- **What the task asks**: Restate the whole listing word for word. Pictures are left out.

'''

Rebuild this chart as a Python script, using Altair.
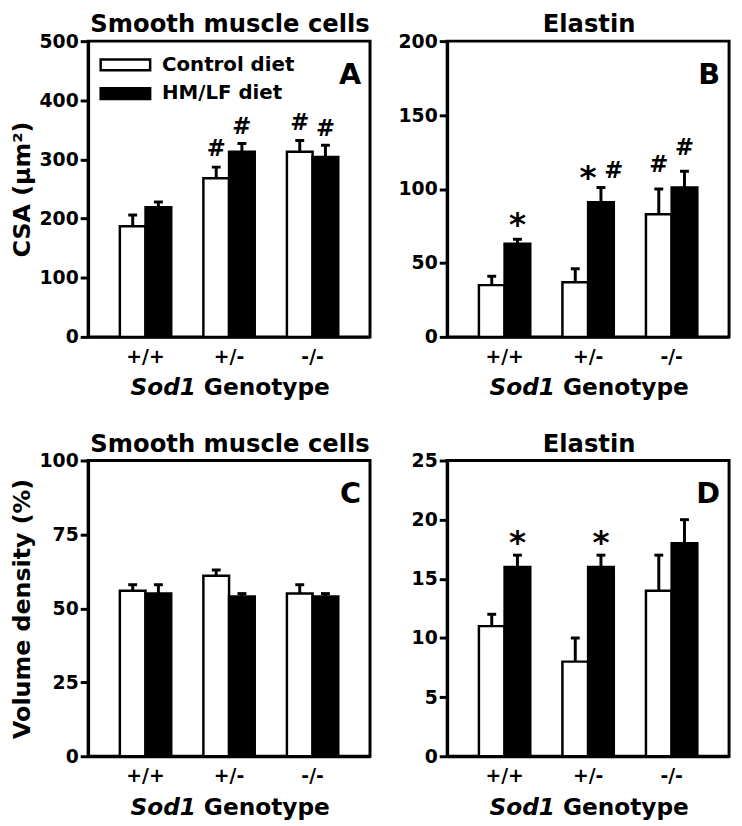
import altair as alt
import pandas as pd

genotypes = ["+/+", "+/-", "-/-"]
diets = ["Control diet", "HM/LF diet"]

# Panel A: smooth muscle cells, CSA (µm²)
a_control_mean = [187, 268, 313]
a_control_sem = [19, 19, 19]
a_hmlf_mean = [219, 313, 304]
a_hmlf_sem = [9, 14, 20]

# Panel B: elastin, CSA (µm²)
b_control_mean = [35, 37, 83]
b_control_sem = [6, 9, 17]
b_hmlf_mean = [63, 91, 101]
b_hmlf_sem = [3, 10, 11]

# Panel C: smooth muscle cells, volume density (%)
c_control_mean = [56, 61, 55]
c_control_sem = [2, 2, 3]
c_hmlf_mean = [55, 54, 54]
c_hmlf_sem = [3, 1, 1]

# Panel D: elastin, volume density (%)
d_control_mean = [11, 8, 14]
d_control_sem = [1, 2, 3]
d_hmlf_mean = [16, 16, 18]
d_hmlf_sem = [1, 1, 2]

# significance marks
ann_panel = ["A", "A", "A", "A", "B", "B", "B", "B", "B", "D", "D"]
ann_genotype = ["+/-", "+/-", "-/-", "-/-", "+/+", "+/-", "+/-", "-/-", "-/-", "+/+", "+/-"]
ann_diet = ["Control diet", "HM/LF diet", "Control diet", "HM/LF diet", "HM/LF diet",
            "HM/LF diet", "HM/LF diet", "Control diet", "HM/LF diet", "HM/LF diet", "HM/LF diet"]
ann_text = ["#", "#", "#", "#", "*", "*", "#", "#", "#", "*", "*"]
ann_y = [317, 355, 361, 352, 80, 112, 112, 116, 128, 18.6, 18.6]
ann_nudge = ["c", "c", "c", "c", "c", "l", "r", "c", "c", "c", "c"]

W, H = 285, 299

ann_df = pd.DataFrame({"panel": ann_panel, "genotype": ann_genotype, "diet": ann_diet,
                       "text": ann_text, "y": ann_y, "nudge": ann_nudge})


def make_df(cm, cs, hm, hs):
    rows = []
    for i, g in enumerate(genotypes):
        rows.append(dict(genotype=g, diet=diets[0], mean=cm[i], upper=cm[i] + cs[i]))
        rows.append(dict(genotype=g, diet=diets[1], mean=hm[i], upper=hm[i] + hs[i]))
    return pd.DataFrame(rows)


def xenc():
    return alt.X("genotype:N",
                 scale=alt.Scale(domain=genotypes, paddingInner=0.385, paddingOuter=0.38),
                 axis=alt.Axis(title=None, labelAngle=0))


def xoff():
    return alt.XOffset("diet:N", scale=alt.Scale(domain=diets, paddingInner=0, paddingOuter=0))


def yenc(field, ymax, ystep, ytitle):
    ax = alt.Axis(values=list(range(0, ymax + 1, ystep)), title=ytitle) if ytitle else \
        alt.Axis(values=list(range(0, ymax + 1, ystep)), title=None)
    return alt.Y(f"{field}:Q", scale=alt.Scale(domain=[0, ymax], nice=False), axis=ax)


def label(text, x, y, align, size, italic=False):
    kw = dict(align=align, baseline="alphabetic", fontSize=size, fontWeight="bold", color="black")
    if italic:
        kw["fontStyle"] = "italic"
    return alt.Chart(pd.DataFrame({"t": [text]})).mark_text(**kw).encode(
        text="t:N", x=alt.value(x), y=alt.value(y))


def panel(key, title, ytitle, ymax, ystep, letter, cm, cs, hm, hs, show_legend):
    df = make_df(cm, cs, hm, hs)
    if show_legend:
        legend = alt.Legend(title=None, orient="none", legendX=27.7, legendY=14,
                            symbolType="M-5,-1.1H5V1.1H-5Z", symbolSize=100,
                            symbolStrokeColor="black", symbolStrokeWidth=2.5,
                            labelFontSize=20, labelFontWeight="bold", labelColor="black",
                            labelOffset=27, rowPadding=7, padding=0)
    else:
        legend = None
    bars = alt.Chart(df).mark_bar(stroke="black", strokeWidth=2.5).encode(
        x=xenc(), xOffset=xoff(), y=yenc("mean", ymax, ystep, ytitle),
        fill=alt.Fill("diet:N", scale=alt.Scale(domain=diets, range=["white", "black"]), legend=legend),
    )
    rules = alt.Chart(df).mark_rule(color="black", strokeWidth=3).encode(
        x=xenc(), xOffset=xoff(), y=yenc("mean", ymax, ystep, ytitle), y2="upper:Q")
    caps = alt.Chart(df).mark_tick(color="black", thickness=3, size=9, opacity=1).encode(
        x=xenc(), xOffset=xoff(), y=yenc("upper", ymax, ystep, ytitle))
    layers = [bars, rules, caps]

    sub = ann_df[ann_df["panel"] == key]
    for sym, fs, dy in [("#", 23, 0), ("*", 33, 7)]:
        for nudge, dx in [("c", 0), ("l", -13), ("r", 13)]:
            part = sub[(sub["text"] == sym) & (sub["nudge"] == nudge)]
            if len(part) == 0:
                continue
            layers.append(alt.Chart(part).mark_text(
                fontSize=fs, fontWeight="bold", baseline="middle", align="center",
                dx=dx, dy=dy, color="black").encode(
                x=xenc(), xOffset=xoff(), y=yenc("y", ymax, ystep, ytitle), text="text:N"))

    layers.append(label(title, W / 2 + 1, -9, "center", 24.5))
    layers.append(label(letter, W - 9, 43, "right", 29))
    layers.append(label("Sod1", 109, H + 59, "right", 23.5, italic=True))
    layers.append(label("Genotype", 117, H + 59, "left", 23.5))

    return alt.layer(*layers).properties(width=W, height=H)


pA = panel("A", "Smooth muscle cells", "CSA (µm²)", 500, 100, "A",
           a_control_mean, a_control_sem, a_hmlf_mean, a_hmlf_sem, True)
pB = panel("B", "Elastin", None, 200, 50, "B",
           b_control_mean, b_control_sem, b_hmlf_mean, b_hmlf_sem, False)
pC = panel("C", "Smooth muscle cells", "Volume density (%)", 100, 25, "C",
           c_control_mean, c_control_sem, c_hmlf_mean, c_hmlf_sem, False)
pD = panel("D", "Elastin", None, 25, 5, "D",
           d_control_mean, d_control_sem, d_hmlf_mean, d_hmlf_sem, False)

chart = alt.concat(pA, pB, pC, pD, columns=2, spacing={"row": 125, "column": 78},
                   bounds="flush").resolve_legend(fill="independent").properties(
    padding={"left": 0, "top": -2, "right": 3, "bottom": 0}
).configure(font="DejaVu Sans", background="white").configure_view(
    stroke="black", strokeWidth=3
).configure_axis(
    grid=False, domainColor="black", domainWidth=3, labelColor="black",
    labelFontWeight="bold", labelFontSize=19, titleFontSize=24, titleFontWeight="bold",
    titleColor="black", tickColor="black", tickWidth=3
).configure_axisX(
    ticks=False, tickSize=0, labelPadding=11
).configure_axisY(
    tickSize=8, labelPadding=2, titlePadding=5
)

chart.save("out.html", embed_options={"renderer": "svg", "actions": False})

'''

- **The completed task**:
Rebuild this chart as a Python script, using Altair.
import altair as alt
import pandas as pd

genotypes = ["+/+", "+/-", "-/-"]
diets = ["Control diet", "HM/LF diet"]

# Panel A: smooth muscle cells, CSA (µm²)
a_control_mean = [187, 268, 313]
a_control_sem = [19, 19, 19]
a_hmlf_mean = [219, 313, 304]
a_hmlf_sem = [9, 14, 20]

# Panel B: elastin, CSA (µm²)
b_control_mean = [35, 37, 83]
b_control_sem = [6, 9, 17]
b_hmlf_mean = [63, 91, 101]
b_hmlf_sem = [3, 10, 11]

# Panel C: smooth muscle cells, volume density (%)
c_control_mean = [56, 61, 55]
c_control_sem = [2, 2, 3]
c_hmlf_mean = [55, 54, 54]
c_hmlf_sem = [3, 1, 1]

# Panel D: elastin, volume density (%)
d_control_mean = [11, 8, 14]
d_control_sem = [1, 2, 3]
d_hmlf_mean = [16, 16, 18]
d_hmlf_sem = [1, 1, 2]

# significance marks
ann_panel = ["A", "A", "A", "A", "B", "B", "B", "B", "B", "D", "D"]
ann_genotype = ["+/-", "+/-", "-/-", "-/-", "+/+", "+/-", "+/-", "-/-", "-/-", "+/+", "+/-"]
ann_diet = ["Control diet", "HM/LF diet", "Control diet", "HM/LF diet", "HM/LF diet",
            "HM/LF diet", "HM/LF diet", "Control diet", "HM/LF diet", "HM/LF diet", "HM/LF diet"]
ann_text = ["#", "#", "#", "#", "*", "*", "#", "#", "#", "*", "*"]
ann_y = [317, 355, 361, 352, 80, 112, 112, 116, 128, 18.6, 18.6]
ann_nudge = ["c", "c", "c", "c", "c", "l", "r", "c", "c", "c", "c"]

W, H = 285, 299

ann_df = pd.DataFrame({"panel": ann_panel, "genotype": ann_genotype, "diet": ann_diet,
                       "text": ann_text, "y": ann_y, "nudge": ann_nudge})


def make_df(cm, cs, hm, hs):
    rows = []
    for i, g in enumerate(genotypes):
        rows.append(dict(genotype=g, diet=diets[0], mean=cm[i], upper=cm[i] + cs[i]))
        rows.append(dict(genotype=g, diet=diets[1], mean=hm[i], upper=hm[i] + hs[i]))
    return pd.DataFrame(rows)


def xenc():
    return alt.X("genotype:N",
                 scale=alt.Scale(domain=genotypes, paddingInner=0.385, paddingOuter=0.38),
                 axis=alt.Axis(title=None, labelAngle=0))


def xoff():
    return alt.XOffset("diet:N", scale=alt.Scale(domain=diets, paddingInner=0, paddingOuter=0))


def yenc(field, ymax, ystep, ytitle):
    ax = alt.Axis(values=list(range(0, ymax + 1, ystep)), title=ytitle) if ytitle else \
        alt.Axis(values=list(range(0, ymax + 1, ystep)), title=None)
    return alt.Y(f"{field}:Q", scale=alt.Scale(domain=[0, ymax], nice=False), axis=ax)


def label(text, x, y, align, size, italic=False):
    kw = dict(align=align, baseline="alphabetic", fontSize=size, fontWeight="bold", color="black")
    if italic:
        kw["fontStyle"] = "italic"
    return alt.Chart(pd.DataFrame({"t": [text]})).mark_text(**kw).encode(
        text="t:N", x=alt.value(x), y=alt.value(y))


def panel(key, title, ytitle, ymax, ystep, letter, cm, cs, hm, hs, show_legend):
    df = make_df(cm, cs, hm, hs)
    if show_legend:
        legend = alt.Legend(title=None, orient="none", legendX=27.7, legendY=14,
                            symbolType="M-5,-1.1H5V1.1H-5Z", symbolSize=100,
                            symbolStrokeColor="black", symbolStrokeWidth=2.5,
                            labelFontSize=20, labelFontWeight="bold", labelColor="black",
                            labelOffset=27, rowPadding=7, padding=0)
    else:
        legend = None
    bars = alt.Chart(df).mark_bar(stroke="black", strokeWidth=2.5).encode(
        x=xenc(), xOffset=xoff(), y=yenc("mean", ymax, ystep, ytitle),
        fill=alt.Fill("diet:N", scale=alt.Scale(domain=diets, range=["white", "black"]), legend=legend),
    )
    rules = alt.Chart(df).mark_rule(color="black", strokeWidth=3).encode(
        x=xenc(), xOffset=xoff(), y=yenc("mean", ymax, ystep, ytitle), y2="upper:Q")
    caps = alt.Chart(df).mark_tick(color="black", thickness=3, size=9, opacity=1).encode(
        x=xenc(), xOffset=xoff(), y=yenc("upper", ymax, ystep, ytitle))
    layers = [bars, rules, caps]

    sub = ann_df[ann_df["panel"] == key]
    for sym, fs, dy in [("#", 23, 0), ("*", 33, 7)]:
        for nudge, dx in [("c", 0), ("l", -13), ("r", 13)]:
            part = sub[(sub["text"] == sym) & (sub["nudge"] == nudge)]
            if len(part) == 0:
                continue
            layers.append(alt.Chart(part).mark_text(
                fontSize=fs, fontWeight="bold", baseline="middle", align="center",
                dx=dx, dy=dy, color="black").encode(
                x=xenc(), xOffset=xoff(), y=yenc("y", ymax, ystep, ytitle), text="text:N"))

    layers.append(label(title, W / 2 + 1, -9, "center", 24.5))
    layers.append(label(letter, W - 9, 43, "right", 29))
    layers.append(label("Sod1", 109, H + 59, "right", 23.5, italic=True))
    layers.append(label("Genotype", 117, H + 59, "left", 23.5))

    return alt.layer(*layers).properties(width=W, height=H)


pA = panel("A", "Smooth muscle cells", "CSA (µm²)", 500, 100, "A",
           a_control_mean, a_control_sem, a_hmlf_mean, a_hmlf_sem, True)
pB = panel("B", "Elastin", None, 200, 50, "B",
           b_control_mean, b_control_sem, b_hmlf_mean, b_hmlf_sem, False)
pC = panel("C", "Smooth muscle cells", "Volume density (%)", 100, 25, "C",
           c_control_mean, c_control_sem, c_hmlf_mean, c_hmlf_sem, False)
pD = panel("D", "Elastin", None, 25, 5, "D",
           d_control_mean, d_control_sem, d_hmlf_mean, d_hmlf_sem, False)

chart = alt.concat(pA, pB, pC, pD, columns=2, spacing={"row": 125, "column": 78},
                   bounds="flush").resolve_legend(fill="independent").properties(
    padding={"left": 0, "top": -2, "right": 3, "bottom": 0}
).configure(font="DejaVu Sans", background="white").configure_view(
    stroke="black", strokeWidth=3
).configure_axis(
    grid=False, domainColor="black", domainWidth=3, labelColor="black",
    labelFontWeight="bold", labelFontSize=19, titleFontSize=24, titleFontWeight="bold",
    titleColor="black", tickColor="black", tickWidth=3
).configure_axisX(
    ticks=False, tickSize=0, labelPadding=11
).configure_axisY(
    tickSize=8, labelPadding=2, titlePadding=5
)

chart.save("out.html", embed_options={"renderer": "svg", "actions": False})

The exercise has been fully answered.